How Does Penrose Calculate Entropy in Cycles of Time?

[bob012345]

Sir Roger Penrose in his book Cycles of Time on page 19 states the result of a calculation of probability of mixing red and blue balls as an illustration of entropy as state counting and the Second Law. He assumes an equal number of each. There is a cube of 10^8 balls on an edge subdivided into smaller cubes of 10^5 on an edge. He states each smaller cube looks uniformly purple if the ratio of red/blue balls is between 0.999 and 1.001. Then he states there are around 10^23,570,000,000,000,000,000,000,000 different arrangements of all the balls that give the appearance of uniform purple and some 10^46,500,000,000,000 different arrangements of the "original configuration in which the blue is entirely on top and the red entirely on the bottom".

If anyone has read the book, I am seeking help understanding how he gets to those numbers. Not necessarily a complete solution but a hint on where to start. Thanks and Happy New Year!

 

[bob012345]

Sir Roger Penrose in his book Cycles of Time on page 19 states the result of a calculation of probability of mixing red and blue balls as an illustration of entropy as state counting and the Second Law. He assumes an equal number of each. There is a cube of 10^8 balls on an edge subdivided into smaller cubes of 10^5 on an edge. He states each smaller cube looks uniformly purple if the ratio of red/blue balls is between 0.999 and 1.001. Then he states there are around 10^23,570,000,000,000,000,000,000,000 different arrangements of all the balls that give the appearance of uniform purple and some 10^46,500,000,000,000 different arrangements of the "original configuration in which the blue is entirely on top and the red entirely on the bottom".

If anyone has read the book, I am seeking help understanding how he gets to those numbers. Not necessarily a complete solution but a hint on where to start. Thanks and Happy New Year!

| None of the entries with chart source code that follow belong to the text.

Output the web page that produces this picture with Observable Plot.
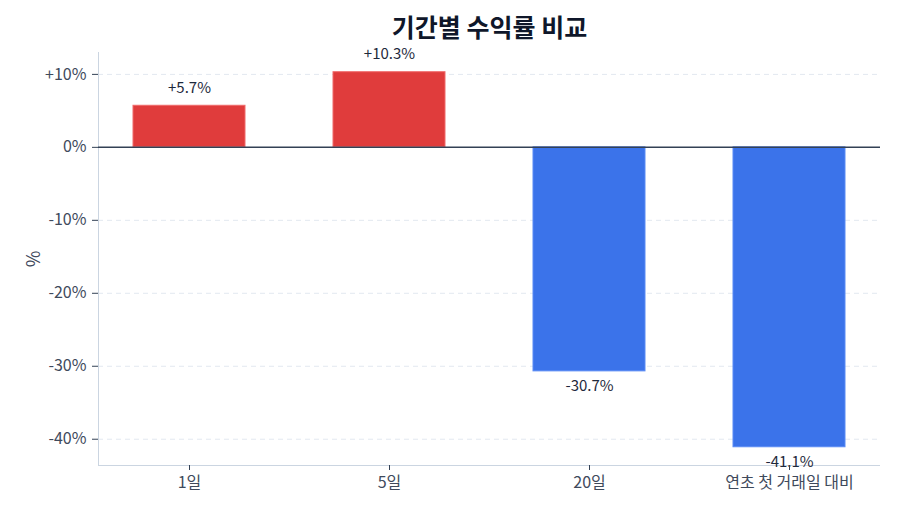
<!DOCTYPE html>
<html>
<head>
<meta charset="utf-8">
<script src="https://cdn.jsdelivr.net/npm/d3@7"></script>
<script src="https://cdn.jsdelivr.net/npm/@observablehq/plot@0.6"></script>
<style>
  html, body { margin: 0; padding: 0; background: #fff; }
  #chart svg { display: block; }
</style>
</head>
<body>
<div id="chart"></div>
<script>
const categories = ["1일", "5일", "20일", "연초 첫 거래일 대비"];
const returns = [5.7, 10.3, -30.7, -41.1];
const yTicks = [10, 0, -10, -20, -30, -40];
const title = "기간별 수익률 비교";

const data = categories.map((c, i) => ({ period: c, value: returns[i] }));
const fmt = v => (v > 0 ? "+" : "") + v + "%";
const fmtLabel = v => (v > 0 ? "+" : "") + v.toFixed(1) + "%";
const yMin = -43.6, yMax = 13;

const chart = Plot.plot({
  width: 900,
  height: 514,
  marginTop: 52,
  marginBottom: 49,
  marginLeft: 98,
  marginRight: 20,
  style: { fontFamily: "'Noto Sans CJK KR', 'Noto Sans', sans-serif", fontSize: "16px", color: "#3f4a5c", background: "#fff" },
  x: { domain: categories, paddingInner: 0.44, paddingOuter: 0.175 },
  y: { domain: [yMin, yMax] },
  marks: [
    Plot.gridY(yTicks.filter(t => t !== 0), { stroke: "#e2e8f0", strokeOpacity: 1, strokeDasharray: "5,4" }),
    Plot.frame({ anchor: "left", stroke: "#cbd5e1" }),
    Plot.ruleY([yMin], { stroke: "#cbd5e1" }),
    Plot.barY(data, { x: "period", y: "value", fill: d => d.value >= 0 ? "#e03c3c" : "#3b73ea", stroke: d => d.value >= 0 ? "#f06a6a" : "#5b8cf5", strokeWidth: 1 }),
    Plot.ruleY([0], { stroke: "#334155", strokeWidth: 1.5 }),
    Plot.text(data.filter(d => d.value >= 0), { x: "period", y: "value", text: d => fmtLabel(d.value), dy: -18, fill: "#1e293b", fontSize: 15 }),
    Plot.text(data.filter(d => d.value < 0), { x: "period", y: "value", text: d => fmtLabel(d.value), dy: 15, fill: "#1e293b", fontSize: 15 }),
    Plot.axisY(yTicks, { tickFormat: fmt, tickSize: 6, tickPadding: 6, stroke: "#334155", fill: "#3f4a5c", fontSize: 16, label: null }),
    Plot.axisY({ ticks: [], tickSize: 0, label: "%", labelAnchor: "center", labelArrow: "none", labelOffset: 71, fontSize: 18, fill: "#3f4a5c" }),
    Plot.axisX({ tickSize: 5, tickPadding: 6, stroke: "#334155", fill: "#3f4a5c", fontSize: 16, label: null }),
    Plot.text([title], { frameAnchor: "top", lineAnchor: "middle", dy: -24, fontSize: 25, fontWeight: "bold", fill: "#0f172a" })
  ]
});
document.getElementById("chart").appendChild(chart);
</script>
</body>
</html>
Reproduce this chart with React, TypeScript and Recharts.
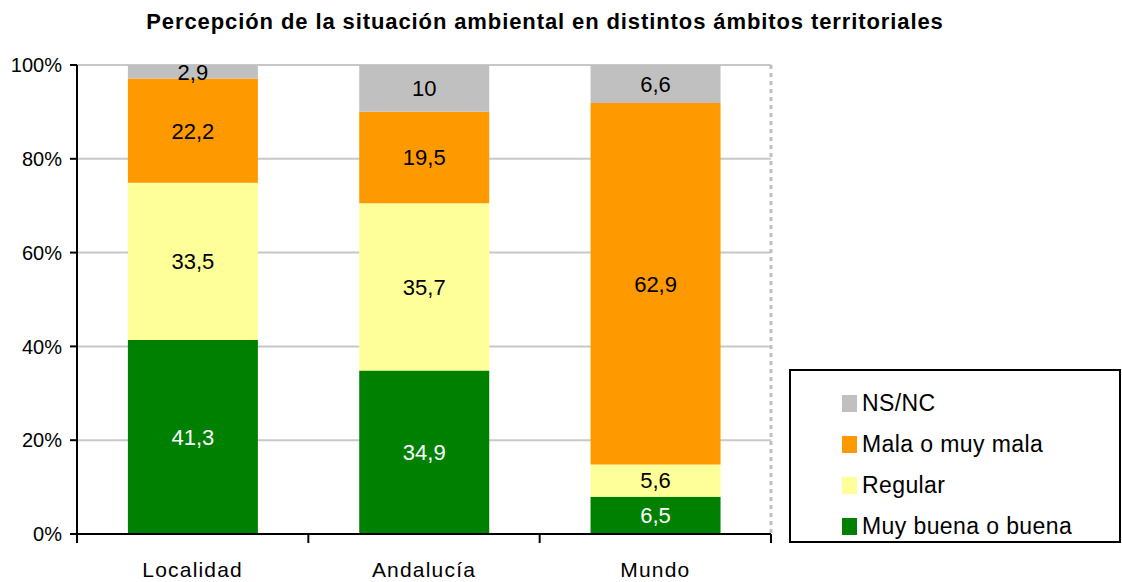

My plan is to start by adapting the random walk problem to the sub blocks and then use Sterlings approximation for the large factorials.

 

[BvU]

where to start

Start with 32 white balls and 32 black balls in a 4x4x4 box ...

Sterlings approximation

The guy's name is Stirling, James Stirling

 

[bob012345]

Start with 32 white balls and 32 black balls in a 4x4x4 box ...
The guy's name is Stirling, James Stirling

Thanks. Don't know why I used an 'e'!

The number of states for 32/32 in a 64 ball cube is 64!/(32!32!) or 1.822X 10^18. I don't know how to compare that to all other possibilities. If I don't know any sub cube is mixed evenly, which is what I'm trying to show is most probably as N gets large, there could be also the other combinations such as 31/33, 30/34, 29,35 ...1/63. Then wouldn't I have to sum all the combinations. Or is there a straightforward formula for that?

 

[bob012345]

I reproduced Penrose's number which is just the Stirling approximation of 1x10^24! That seems a slight oversimplification from how he set up the problem but he did say the number of states was 'around' that number. The difference between 24 and 23.57 in the exponent comes from the 1/e in Stirlings formula. Penrose ignored the multiplicative factor of ~ 10^12 since that would just bury a 1 halfway among the zeros.

 

[matsu]

I don't understand the same part either, did you find out how the value 10^46,500,000,000,000 was calculated?

 

[BvU]

Not good to start at the tail end of a four year old thread. Better to start your own fresh one...

Am I right guessing you can find the 10^23.... number but not the 10^46... number.?

$\$

 

[matsu]

Not good to start at the tail end of a four year old thread. Better to start your own fresh one...

Am I right guessing you can find the 10^23.... number but not the 10^46... number.?

$\$

Thank you for your replying.
Yes.
10^23… must be approximate value of (10^24)!

But I have no idea for 10^46…

I will follow your advice and start a new thread.